Source material:
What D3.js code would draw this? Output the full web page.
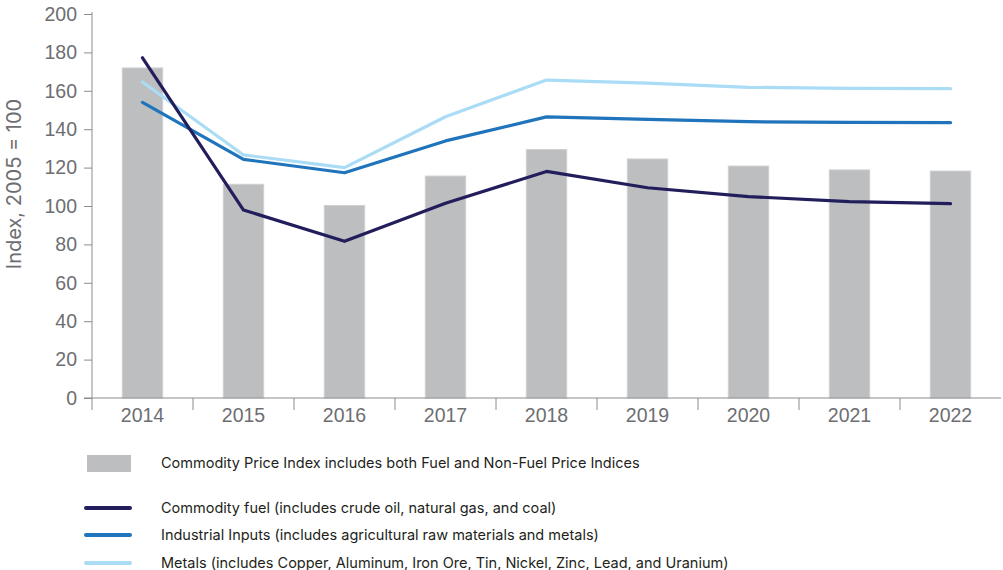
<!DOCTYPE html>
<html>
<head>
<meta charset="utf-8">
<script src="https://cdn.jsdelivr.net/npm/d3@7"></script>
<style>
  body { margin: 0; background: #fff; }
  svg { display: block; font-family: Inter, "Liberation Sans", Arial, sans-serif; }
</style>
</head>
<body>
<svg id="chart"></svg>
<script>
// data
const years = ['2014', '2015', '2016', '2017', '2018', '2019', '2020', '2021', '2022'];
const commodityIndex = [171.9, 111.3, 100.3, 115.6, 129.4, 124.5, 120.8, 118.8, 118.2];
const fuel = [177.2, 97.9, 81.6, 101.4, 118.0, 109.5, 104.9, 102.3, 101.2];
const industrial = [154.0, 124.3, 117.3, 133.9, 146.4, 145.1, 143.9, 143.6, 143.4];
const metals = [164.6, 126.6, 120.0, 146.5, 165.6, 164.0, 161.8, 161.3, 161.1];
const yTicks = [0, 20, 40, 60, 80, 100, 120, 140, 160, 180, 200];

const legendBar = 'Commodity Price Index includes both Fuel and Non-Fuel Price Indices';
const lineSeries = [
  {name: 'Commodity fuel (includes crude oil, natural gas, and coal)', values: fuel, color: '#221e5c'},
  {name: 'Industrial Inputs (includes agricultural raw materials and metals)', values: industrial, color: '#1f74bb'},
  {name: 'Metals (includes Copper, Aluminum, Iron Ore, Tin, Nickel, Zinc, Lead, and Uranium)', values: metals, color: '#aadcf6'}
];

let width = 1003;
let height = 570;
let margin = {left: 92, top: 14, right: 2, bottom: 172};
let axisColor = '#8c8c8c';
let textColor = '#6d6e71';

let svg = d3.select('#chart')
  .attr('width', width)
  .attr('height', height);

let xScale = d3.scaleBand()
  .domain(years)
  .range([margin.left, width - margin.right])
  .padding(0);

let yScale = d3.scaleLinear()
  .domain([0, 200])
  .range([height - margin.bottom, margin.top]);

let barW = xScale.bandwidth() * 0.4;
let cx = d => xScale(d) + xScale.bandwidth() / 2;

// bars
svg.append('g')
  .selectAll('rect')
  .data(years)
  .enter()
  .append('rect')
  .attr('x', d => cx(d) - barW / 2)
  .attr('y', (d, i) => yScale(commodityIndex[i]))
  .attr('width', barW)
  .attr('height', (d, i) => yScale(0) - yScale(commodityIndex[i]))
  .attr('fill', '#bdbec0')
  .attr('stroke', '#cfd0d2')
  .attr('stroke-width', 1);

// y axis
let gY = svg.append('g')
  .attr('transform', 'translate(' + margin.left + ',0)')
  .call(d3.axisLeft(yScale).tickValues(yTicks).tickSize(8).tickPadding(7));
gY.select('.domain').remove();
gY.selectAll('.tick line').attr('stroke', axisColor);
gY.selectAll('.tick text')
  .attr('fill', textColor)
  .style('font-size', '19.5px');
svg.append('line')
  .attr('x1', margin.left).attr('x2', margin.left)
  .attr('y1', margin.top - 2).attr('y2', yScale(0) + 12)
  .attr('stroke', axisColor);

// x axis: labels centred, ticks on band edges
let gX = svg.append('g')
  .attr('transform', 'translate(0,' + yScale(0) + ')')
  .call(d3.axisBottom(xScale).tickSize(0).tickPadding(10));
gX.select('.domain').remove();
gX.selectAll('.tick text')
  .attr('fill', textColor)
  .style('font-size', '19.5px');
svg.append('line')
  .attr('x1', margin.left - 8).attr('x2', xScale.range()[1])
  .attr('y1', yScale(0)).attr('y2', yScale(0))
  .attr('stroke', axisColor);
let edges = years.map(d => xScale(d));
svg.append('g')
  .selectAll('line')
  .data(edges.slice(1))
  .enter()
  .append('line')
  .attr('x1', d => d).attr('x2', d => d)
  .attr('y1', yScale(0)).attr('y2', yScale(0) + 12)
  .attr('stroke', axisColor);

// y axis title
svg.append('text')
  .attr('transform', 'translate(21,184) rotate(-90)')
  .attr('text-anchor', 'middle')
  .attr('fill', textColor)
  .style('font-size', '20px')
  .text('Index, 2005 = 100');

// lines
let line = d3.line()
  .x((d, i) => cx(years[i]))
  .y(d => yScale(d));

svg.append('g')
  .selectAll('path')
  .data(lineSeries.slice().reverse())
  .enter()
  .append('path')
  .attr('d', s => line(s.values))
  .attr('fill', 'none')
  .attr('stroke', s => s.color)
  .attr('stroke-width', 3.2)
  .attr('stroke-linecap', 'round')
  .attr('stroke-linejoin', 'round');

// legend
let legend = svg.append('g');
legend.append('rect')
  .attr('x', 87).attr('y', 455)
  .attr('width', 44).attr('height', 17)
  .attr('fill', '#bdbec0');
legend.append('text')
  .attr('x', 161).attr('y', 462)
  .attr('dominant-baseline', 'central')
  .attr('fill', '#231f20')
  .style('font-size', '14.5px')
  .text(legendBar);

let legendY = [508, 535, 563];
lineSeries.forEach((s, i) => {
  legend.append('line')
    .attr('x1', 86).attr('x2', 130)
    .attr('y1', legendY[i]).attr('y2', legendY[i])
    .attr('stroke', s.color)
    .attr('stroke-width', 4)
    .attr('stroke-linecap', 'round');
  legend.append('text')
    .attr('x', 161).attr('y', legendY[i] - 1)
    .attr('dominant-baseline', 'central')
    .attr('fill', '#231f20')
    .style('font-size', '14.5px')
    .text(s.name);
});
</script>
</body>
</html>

What to do:
Using the material above, set down every line exactly, but skip the pictures.

Output of the task:
What D3.js code would draw this? Output the full web page.
<!DOCTYPE html>
<html>
<head>
<meta charset="utf-8">
<script src="https://cdn.jsdelivr.net/npm/d3@7"></script>
<style>
  body { margin: 0; background: #fff; }
  svg { display: block; font-family: Inter, "Liberation Sans", Arial, sans-serif; }
</style>
</head>
<body>
<svg id="chart"></svg>
<script>
// data
const years = ['2014', '2015', '2016', '2017', '2018', '2019', '2020', '2021', '2022'];
const commodityIndex = [171.9, 111.3, 100.3, 115.6, 129.4, 124.5, 120.8, 118.8, 118.2];
const fuel = [177.2, 97.9, 81.6, 101.4, 118.0, 109.5, 104.9, 102.3, 101.2];
const industrial = [154.0, 124.3, 117.3, 133.9, 146.4, 145.1, 143.9, 143.6, 143.4];
const metals = [164.6, 126.6, 120.0, 146.5, 165.6, 164.0, 161.8, 161.3, 161.1];
const yTicks = [0, 20, 40, 60, 80, 100, 120, 140, 160, 180, 200];

const legendBar = 'Commodity Price Index includes both Fuel and Non-Fuel Price Indices';
const lineSeries = [
  {name: 'Commodity fuel (includes crude oil, natural gas, and coal)', values: fuel, color: '#221e5c'},
  {name: 'Industrial Inputs (includes agricultural raw materials and metals)', values: industrial, color: '#1f74bb'},
  {name: 'Metals (includes Copper, Aluminum, Iron Ore, Tin, Nickel, Zinc, Lead, and Uranium)', values: metals, color: '#aadcf6'}
];

let width = 1003;
let height = 570;
let margin = {left: 92, top: 14, right: 2, bottom: 172};
let axisColor = '#8c8c8c';
let textColor = '#6d6e71';

let svg = d3.select('#chart')
  .attr('width', width)
  .attr('height', height);

let xScale = d3.scaleBand()
  .domain(years)
  .range([margin.left, width - margin.right])
  .padding(0);

let yScale = d3.scaleLinear()
  .domain([0, 200])
  .range([height - margin.bottom, margin.top]);

let barW = xScale.bandwidth() * 0.4;
let cx = d => xScale(d) + xScale.bandwidth() / 2;

// bars
svg.append('g')
  .selectAll('rect')
  .data(years)
  .enter()
  .append('rect')
  .attr('x', d => cx(d) - barW / 2)
  .attr('y', (d, i) => yScale(commodityIndex[i]))
  .attr('width', barW)
  .attr('height', (d, i) => yScale(0) - yScale(commodityIndex[i]))
  .attr('fill', '#bdbec0')
  .attr('stroke', '#cfd0d2')
  .attr('stroke-width', 1);

// y axis
let gY = svg.append('g')
  .attr('transform', 'translate(' + margin.left + ',0)')
  .call(d3.axisLeft(yScale).tickValues(yTicks).tickSize(8).tickPadding(7));
gY.select('.domain').remove();
gY.selectAll('.tick line').attr('stroke', axisColor);
gY.selectAll('.tick text')
  .attr('fill', textColor)
  .style('font-size', '19.5px');
svg.append('line')
  .attr('x1', margin.left).attr('x2', margin.left)
  .attr('y1', margin.top - 2).attr('y2', yScale(0) + 12)
  .attr('stroke', axisColor);

// x axis: labels centred, ticks on band edges
let gX = svg.append('g')
  .attr('transform', 'translate(0,' + yScale(0) + ')')
  .call(d3.axisBottom(xScale).tickSize(0).tickPadding(10));
gX.select('.domain').remove();
gX.selectAll('.tick text')
  .attr('fill', textColor)
  .style('font-size', '19.5px');
svg.append('line')
  .attr('x1', margin.left - 8).attr('x2', xScale.range()[1])
  .attr('y1', yScale(0)).attr('y2', yScale(0))
  .attr('stroke', axisColor);
let edges = years.map(d => xScale(d));
svg.append('g')
  .selectAll('line')
  .data(edges.slice(1))
  .enter()
  .append('line')
  .attr('x1', d => d).attr('x2', d => d)
  .attr('y1', yScale(0)).attr('y2', yScale(0) + 12)
  .attr('stroke', axisColor);

// y axis title
svg.append('text')
  .attr('transform', 'translate(21,184) rotate(-90)')
  .attr('text-anchor', 'middle')
  .attr('fill', textColor)
  .style('font-size', '20px')
  .text('Index, 2005 = 100');

// lines
let line = d3.line()
  .x((d, i) => cx(years[i]))
  .y(d => yScale(d));

svg.append('g')
  .selectAll('path')
  .data(lineSeries.slice().reverse())
  .enter()
  .append('path')
  .attr('d', s => line(s.values))
  .attr('fill', 'none')
  .attr('stroke', s => s.color)
  .attr('stroke-width', 3.2)
  .attr('stroke-linecap', 'round')
  .attr('stroke-linejoin', 'round');

// legend
let legend = svg.append('g');
legend.append('rect')
  .attr('x', 87).attr('y', 455)
  .attr('width', 44).attr('height', 17)
  .attr('fill', '#bdbec0');
legend.append('text')
  .attr('x', 161).attr('y', 462)
  .attr('dominant-baseline', 'central')
  .attr('fill', '#231f20')
  .style('font-size', '14.5px')
  .text(legendBar);

let legendY = [508, 535, 563];
lineSeries.forEach((s, i) => {
  legend.append('line')
    .attr('x1', 86).attr('x2', 130)
    .attr('y1', legendY[i]).attr('y2', legendY[i])
    .attr('stroke', s.color)
    .attr('stroke-width', 4)
    .attr('stroke-linecap', 'round');
  legend.append('text')
    .attr('x', 161).attr('y', legendY[i] - 1)
    .attr('dominant-baseline', 'central')
    .attr('fill', '#231f20')
    .style('font-size', '14.5px')
    .text(s.name);
});
</script>
</body>
</html>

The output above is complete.